Lymph nodes are key control centers in the immune system and play an important role in defending the body against infections and tumors. For these processes to function properly, immune cells (B cells and T cells) must be organized in a precise spatial pattern in the lymph node tissue, for example in so-called B cell follicles and T cell zones. They are controlled by stromal cells (non-hematopoietic structural cells). They release messenger substances called chemokines, creating signals to guide the immune cells to their designated positions in the lymph node.
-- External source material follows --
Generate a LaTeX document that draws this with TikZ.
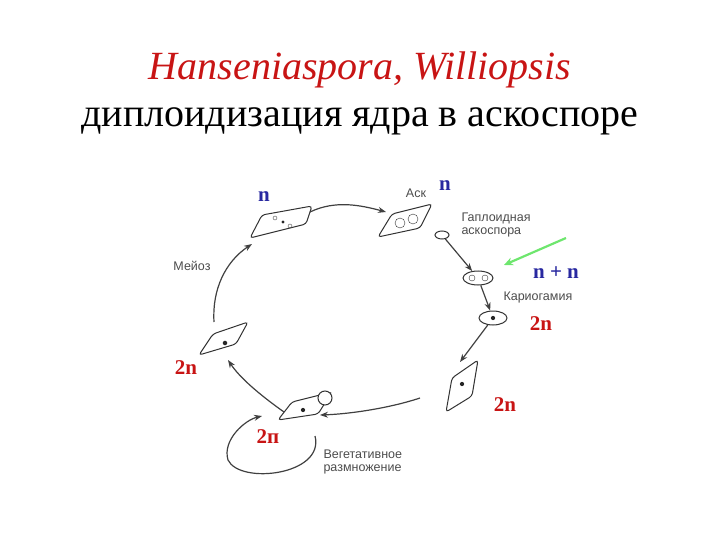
\documentclass[tikz,border=0pt]{standalone}
\usepackage{fontspec}
\setmainfont{Liberation Serif}
\newfontfamily\lab{Liberation Sans}
\usetikzlibrary{arrows.meta,shapes.geometric}
\definecolor{tblue}{RGB}{40,40,160}
\definecolor{tred}{RGB}{200,20,20}
\definecolor{tgreen}{RGB}{110,230,110}
\begin{document}
\begin{tikzpicture}[x=1pt,y=-1pt,
  cell/.style={draw=black!80,line width=1pt,fill=white,rounded corners=3pt},
  nuc/.style={fill=black!85},
  flow/.style={draw=black!75,line width=1.2pt,-{Stealth[length=8pt,width=6pt]}},
  hap/.style={text=tblue,font=\fontsize{21}{23}\selectfont\bfseries},
  dip/.style={text=tred,font=\fontsize{21}{23}\selectfont\bfseries},
  gl/.style={text=black!70,font=\lab\fontsize{12.5}{13}\selectfont,align=left}]
\useasboundingbox (0,0) rectangle (720,540);
\node[text=tred,font=\fontsize{40}{44}\selectfont\itshape] (t1) at (360,70) {Hanseniaspora, Williopsis};
\node[font=\fontsize{40}{44}\selectfont] (t2) at (360,121) {диплоидизация ядра в аскоспоре};
% cells
\path[cell] (250,238) -- (262,215) -- (312,206) -- (306,224) -- cycle;
\node[nuc,circle,inner sep=1.2pt] (c1) at (283,222) {};
\draw[black!70] (275,218) circle (2) (290,226) circle (2);
\path[cell] (378,237) -- (392,214) -- (432,204) -- (420,228) -- cycle;
\draw[black!80] (400,223) circle (5) (413,219) circle (5);
\node[cell,ellipse,minimum width=14pt,minimum height=8pt,inner sep=0pt] (sp) at (442,235) {};
\node[cell,ellipse,minimum width=30pt,minimum height=14pt,inner sep=0pt] (nn) at (478,278) {};
\draw[black!80] (472,278) circle (3) (485,278) circle (3);
\node[cell,ellipse,minimum width=28pt,minimum height=14pt,inner sep=0pt] (zy) at (493,318) {};
\node[nuc,circle,inner sep=1.5pt] at (493,318) {};
\path[cell] (446,412) -- (452,378) -- (478,360) -- (472,396) -- cycle;
\node[nuc,circle,inner sep=1.5pt] (veg) at (462,384) {};
\path[cell] (278,420) -- (292,402) -- (332,392) -- (318,414) -- cycle;
\draw[cell] (325,398) circle (7);
\node[nuc,circle,inner sep=1.5pt] (bud) at (303,410) {};
\path[cell] (199,355) -- (213,334) -- (248,322) -- (236,344) -- cycle;
\node[nuc,circle,inner sep=1.6pt] (lc) at (225,343) {};
% coordinates
\coordinate (a1) at (310,212); \coordinate (a2) at (386,212);
\coordinate (m1) at (214,322); \coordinate (m2) at (252,244);
\coordinate (b1) at (420,398); \coordinate (b2) at (320,415);
\coordinate (d1) at (284,412); \coordinate (d2) at (228,360);
\coordinate (l1) at (315,436); \coordinate (l2) at (262,416);
\coordinate (g1) at (566,238); \coordinate (g2) at (504,265);
\draw[flow] (a1) .. controls (335,200) and (360,205) .. (a2);
\draw[flow] (m1) .. controls (212,290) and (225,262) .. (m2);
\draw[flow] (b1) .. controls (390,408) and (350,414) .. (b2);
\draw[flow] (d1) .. controls (260,395) and (240,378) .. (d2);
\draw[flow] (l1) .. controls (325,475) and (240,485) .. (228,460) .. controls (222,440) and (245,420) .. (l2);
\draw[flow] (sp) -- (nn);
\draw[flow] (nn) -- (zy);
\draw[flow] (zy) -- (460,362);
\draw[draw=tgreen,line width=2.2pt,-{Stealth[length=9pt,width=8pt]}] (g1) -- (g2);
% labels
\node[hap] (l_n1) at (264,197) {n};
\node[hap] (l_n2) at (445,186) {n};
\node[gl] (ask) at (416,193) {Аск};
\node[gl,anchor=west] (gap) at (458,225) {Гаплоидная\\аскоспора};
\node[hap] (nn_l) at (556,273) {n + n};
\node[gl,anchor=west] (kar) at (500,297) {Кариогамия};
\node[dip] (d_a) at (541,324) {2n};
\node[dip] (d_b) at (186,368) {2n};
\node[dip] (d_c) at (505,405) {2n};
\node[dip] (d_d) at (268,437) {2п};
\node[gl] (mei) at (192,266) {Мейоз};
\node[gl,anchor=west] (veg_l) at (320,462) {Вегетативное\\размножение};
\end{tikzpicture}
\end{document}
In the case of B cell lymphomas, the internal structure of the lymph node tissue can be disturbed in very different ways, depending on the exact type of lymphoma: While the fundamental tissue structure remains intact in the case of slow-growing lymphomas such as follicular lymphoma (FL), aggressive lymphomas such as diffuse large B cell lymphoma (DLBCL) cause the tissue structure to break down completely. Why these typical growth patterns develop has been largely unclear to date.

In the study “Architectural principles of lymphoma-induced lymph node tissue remodeling,” the researchers coordinated by Professor Dietrich (Director of the Department of Hematology, Oncology and Clinical Immunology, UKD) have now succeeded in systematically mapping these processes in the human lymph node for the first time. By means of single-cell analyses and spatial tissue mapping, they were able to trace which factors lead to the progressive breakdown of the lymph node architecture in the case of lymphoma. The work is published in the journal Nature Cancer.